Demands by fishermen, processors and even the provincial government in New Brunswick are threatening a way of life in Prince Edward Island.
They are seeking to have the legal minimum carapace size of lobsters increased from 71 to 77 millimeters over the course of three years.
Six millimeters might not seem like much, but it is really major. Such an increase would wipe out the niché market for canner lobsters that Prince Edward Island’s lobster industry has nurtured.
It would wipe it out in New Brunswick, too, but the canner market is worth much more to P.E.I. than it is to New Brunswick.
The measure is scheduled to go up a millimeter to 72 on both sides of the Northumberland Strait and all around P.E.I. this year, and that is as far as the Island boats want it to go.
Stocks are currently in good shape. Landings are strong.
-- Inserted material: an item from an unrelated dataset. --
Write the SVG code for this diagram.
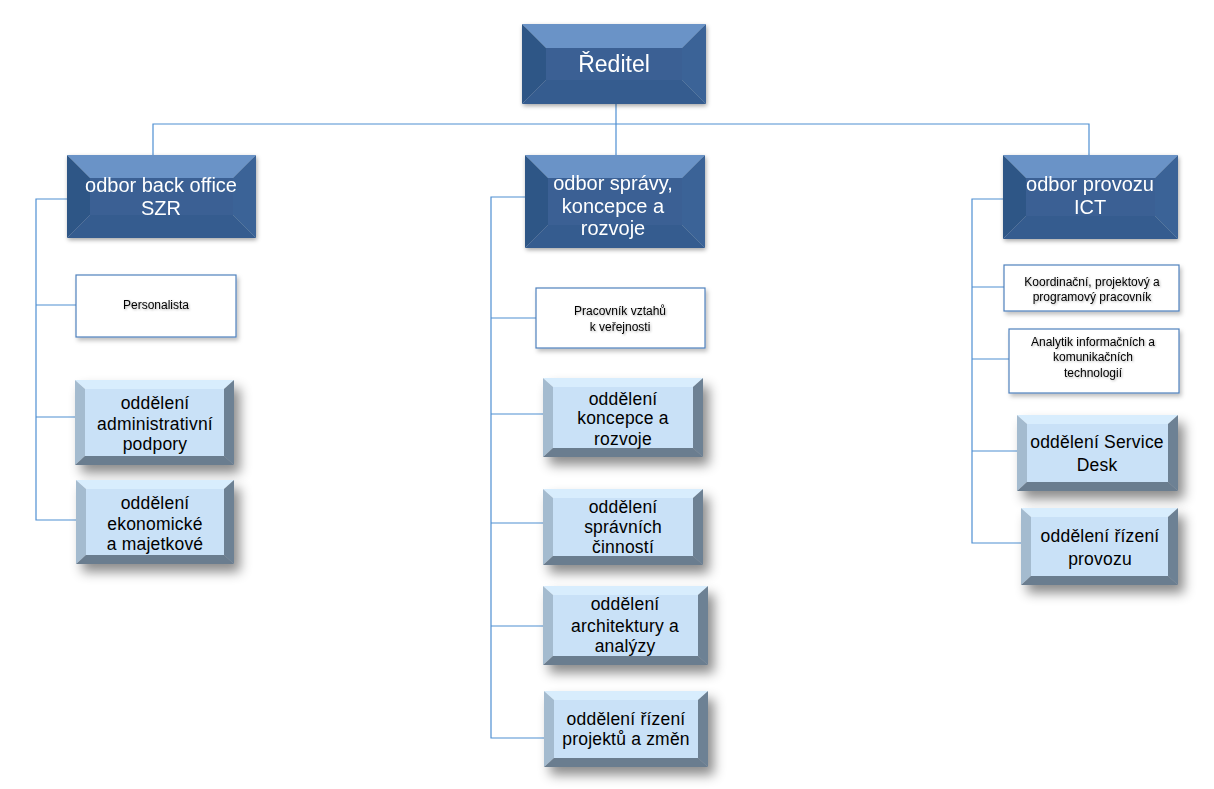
<svg xmlns="http://www.w3.org/2000/svg" width="1214" height="789" viewBox="0 0 1214 789">
<defs>
<filter id="shD" x="-10%" y="-10%" width="130%" height="140%"><feDropShadow dx="1" dy="2" stdDeviation="2" flood-color="#000" flood-opacity="0.35"/></filter>
<filter id="shL" x="-10%" y="-10%" width="140%" height="160%"><feDropShadow dx="6" dy="8" stdDeviation="6" flood-color="#000" flood-opacity="0.45"/></filter>
<filter id="shW" x="-10%" y="-10%" width="130%" height="140%"><feDropShadow dx="2" dy="3" stdDeviation="2" flood-color="#000" flood-opacity="0.25"/></filter>
<filter id="tsh" x="-10%" y="-20%" width="130%" height="150%"><feDropShadow dx="1" dy="1" stdDeviation="1" flood-color="#000" flood-opacity="0.3"/></filter>
</defs>
<style>
.conn{fill:none;stroke:#4f8fd2;stroke-width:1.2}
.dt{fill:#6a93c7}.dl{fill:#2f5686}.dr{fill:#3b6497}.db{fill:#365c8f}.df{fill:#3a6194}
.lt{fill:#d8edfd}.ll{fill:#a4bbcf}.lr{fill:#6d8194}.lb{fill:#6b7d8f}.lf{fill:#c9e1f7}
.wb{fill:#fff;stroke:#4f81bd;stroke-width:1.2}
.tD{font-family:"Liberation Sans",Arial,sans-serif;font-size:20px;fill:#fff;text-anchor:middle}
.tL{font-family:"Liberation Sans",Arial,sans-serif;font-size:17.5px;fill:#000;text-anchor:middle;letter-spacing:0.2px}
.tW{font-family:"Liberation Sans",Arial,sans-serif;font-size:12px;fill:#000;text-anchor:middle}
</style>
<rect width="1214" height="789" fill="#fff"/>
<g id="connectors">
<path class="conn" d="M616 104V124M153 155V124H1089V155M616 124V155"/>
<path class="conn" d="M67 199H36V520H76M36 305H76M36 417H75"/>
<path class="conn" d="M525 197H491V738H544M491 318H536M491 414H543M491 523H543M491 626H543"/>
<path class="conn" d="M1003 199H972V543H1021M972 287H1004M972 359H1009M972 451H1017"/>
</g>
<g id="reditel" filter="url(#shD)">
<path class="dt" d="M522 24H706L682 48H546Z"/><path class="dl" d="M522 24L546 48V80L522 104Z"/><path class="dr" d="M706 24V104L682 80V48Z"/><path class="db" d="M522 104H706L682 80H546Z"/><rect class="df" x="546" y="48" width="136" height="32"/>
<text class="tD" x="614" y="72" style="font-size:23px">Ředitel</text>
</g>
<g id="odbor-back-office" filter="url(#shD)">
<path class="dt" d="M67 155H256L233 178H90Z"/><path class="dl" d="M67 155L90 178V215L67 238Z"/><path class="dr" d="M256 155V238L233 215V178Z"/><path class="db" d="M67 238H256L233 215H90Z"/><rect class="df" x="90" y="178" width="143" height="37"/>
<text class="tD" x="161" y="192">odbor back office</text><text class="tD" x="161" y="215">SZR</text>
</g>
<g id="odbor-spravy" filter="url(#shD)">
<path class="dt" d="M525 155H705L682 178H548Z"/><path class="dl" d="M525 155L548 178V225L525 248Z"/><path class="dr" d="M705 155V248L682 225V178Z"/><path class="db" d="M525 248H705L682 225H548Z"/><rect class="df" x="548" y="178" width="134" height="47"/>
<text class="tD" x="613" y="190">odbor správy,</text><text class="tD" x="613" y="213">koncepce a</text><text class="tD" x="613" y="235">rozvoje</text>
</g>
<g id="odbor-provozu" filter="url(#shD)">
<path class="dt" d="M1003 155H1178L1155 178H1026Z"/><path class="dl" d="M1003 155L1026 178V216L1003 239Z"/><path class="dr" d="M1178 155V239L1155 216V178Z"/><path class="db" d="M1003 239H1178L1155 216H1026Z"/><rect class="df" x="1026" y="178" width="129" height="38"/>
<text class="tD" x="1090" y="191">odbor provozu</text><text class="tD" x="1090" y="214">ICT</text>
</g>
<g id="personalista">
<rect class="wb" x="76" y="275" width="160" height="62" filter="url(#shW)"/>
<text class="tW" x="156" y="309" filter="url(#tsh)">Personalista</text>
</g>
<g id="pracovnik-vztahu">
<rect class="wb" x="536" y="288" width="169" height="60" filter="url(#shW)"/>
<text class="tW" x="620" y="315" filter="url(#tsh)">Pracovník vztahů</text><text class="tW" x="620" y="331" filter="url(#tsh)">k veřejnosti</text>
</g>
<g id="koordinacni">
<rect class="wb" x="1004" y="265" width="175" height="46" filter="url(#shW)"/>
<text class="tW" x="1092" y="286" filter="url(#tsh)">Koordinační, projektový a</text><text class="tW" x="1092" y="301" filter="url(#tsh)">programový pracovník</text>
</g>
<g id="analytik">
<rect class="wb" x="1009" y="329" width="170" height="64" filter="url(#shW)"/>
<text class="tW" x="1093" y="346" filter="url(#tsh)">Analytik informačních a</text><text class="tW" x="1093" y="361" filter="url(#tsh)">komunikačních</text><text class="tW" x="1093" y="377" filter="url(#tsh)">technologií</text>
</g>
<g id="odd-administrativni">
<g filter="url(#shL)"><path class="lt" d="M75 380H234L224 389H85Z"/><path class="ll" d="M75 380L85 389V456L75 465Z"/><path class="lr" d="M234 380V465L224 456V389Z"/><path class="lb" d="M75 465H234L224 456H85Z"/><rect class="lf" x="85" y="389" width="139" height="67"/></g>
<text class="tL" x="155" y="409">oddělení</text><text class="tL" x="155" y="430">administrativní</text><text class="tL" x="155" y="450">podpory</text>
</g>
<g id="odd-ekonomicke">
<g filter="url(#shL)"><path class="lt" d="M76 480H234L224 489H86Z"/><path class="ll" d="M76 480L86 489V555L76 564Z"/><path class="lr" d="M234 480V564L224 555V489Z"/><path class="lb" d="M76 564H234L224 555H86Z"/><rect class="lf" x="86" y="489" width="138" height="66"/></g>
<text class="tL" x="155" y="509">oddělení</text><text class="tL" x="155" y="530">ekonomické</text><text class="tL" x="155" y="550">a majetkové</text>
</g>
<g id="odd-koncepce">
<g filter="url(#shL)"><path class="lt" d="M543 378H703L693 387H553Z"/><path class="ll" d="M543 378L553 387V448L543 457Z"/><path class="lr" d="M703 378V457L693 448V387Z"/><path class="lb" d="M543 457H703L693 448H553Z"/><rect class="lf" x="553" y="387" width="140" height="61"/></g>
<text class="tL" x="623" y="405">oddělení</text><text class="tL" x="623" y="424">koncepce a</text><text class="tL" x="623" y="445">rozvoje</text>
</g>
<g id="odd-spravnich">
<g filter="url(#shL)"><path class="lt" d="M543 489H703L693 498H553Z"/><path class="ll" d="M543 489L553 498V556L543 565Z"/><path class="lr" d="M703 489V565L693 556V498Z"/><path class="lb" d="M543 565H703L693 556H553Z"/><rect class="lf" x="553" y="498" width="140" height="58"/></g>
<text class="tL" x="623" y="513">oddělení</text><text class="tL" x="623" y="533">správních</text><text class="tL" x="623" y="553">činností</text>
</g>
<g id="odd-architektury">
<g filter="url(#shL)"><path class="lt" d="M543 586H708L698 595H553Z"/><path class="ll" d="M543 586L553 595V656L543 665Z"/><path class="lr" d="M708 586V665L698 656V595Z"/><path class="lb" d="M543 665H708L698 656H553Z"/><rect class="lf" x="553" y="595" width="145" height="61"/></g>
<text class="tL" x="625" y="610">oddělení</text><text class="tL" x="625" y="632">architektury a</text><text class="tL" x="625" y="652">analýzy</text>
</g>
<g id="odd-rizeni-projektu">
<g filter="url(#shL)"><path class="lt" d="M544 691H708L698 700H554Z"/><path class="ll" d="M544 691L554 700V758L544 767Z"/><path class="lr" d="M708 691V767L698 758V700Z"/><path class="lb" d="M544 767H708L698 758H554Z"/><rect class="lf" x="554" y="700" width="144" height="58"/></g>
<text class="tL" x="626" y="725">oddělení řízení</text><text class="tL" x="626" y="745">projektů a změn</text>
</g>
<g id="odd-service-desk">
<g filter="url(#shL)"><path class="lt" d="M1017 415H1178L1168 424H1027Z"/><path class="ll" d="M1017 415L1027 424V482L1017 491Z"/><path class="lr" d="M1178 415V491L1168 482V424Z"/><path class="lb" d="M1017 491H1178L1168 482H1027Z"/><rect class="lf" x="1027" y="424" width="141" height="58"/></g>
<text class="tL" x="1097" y="448">oddělení Service</text><text class="tL" x="1097" y="471">Desk</text>
</g>
<g id="odd-rizeni-provozu">
<g filter="url(#shL)"><path class="lt" d="M1021 508H1178L1168 517H1031Z"/><path class="ll" d="M1021 508L1031 517V576L1021 585Z"/><path class="lr" d="M1178 508V585L1168 576V517Z"/><path class="lb" d="M1021 585H1178L1168 576H1031Z"/><rect class="lf" x="1031" y="517" width="137" height="59"/></g>
<text class="tL" x="1100" y="542">oddělení řízení</text><text class="tL" x="1100" y="565">provozu</text>
</g>
</svg>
There is no argument on the Prince Edward Island side of the strait for a size increase.
It would be ridiculous for Federal Fisheries Minister Keith Ashfield to push the measure beyond the already agreed upon 72 millimeters this year, so Island boats should be safe in 2013.
They need to be worried about next year and the year after that, though. The pressure is on in New Brunswick for the measure to go up, and just saying ‘heck no, we won’t go,’ won’t be enough to stop it.
Prince Edward Island has until Feb. 6 to make its case for leaving the measure alone, and it will need to be a strong case.
And the case has to be Island-wide, not just from the district P.E.I. shares with New Brunswick.
Really, though, if P.E.I. doesn’t want to go up in size it shouldn’t have to, but the optics of having New Brunswick boats and Prince Edward Island boats fishing in the same water and having different size measures are not pretty.
This, however, is not a fight Prince Edward Island started. In a way, P.E.I. is not fighting at all; it is simply defending its surf. It is New Brunswick that’s pushing the envelope here and Minister Ashfield, even though he is from New Brunswick, has to recognize that.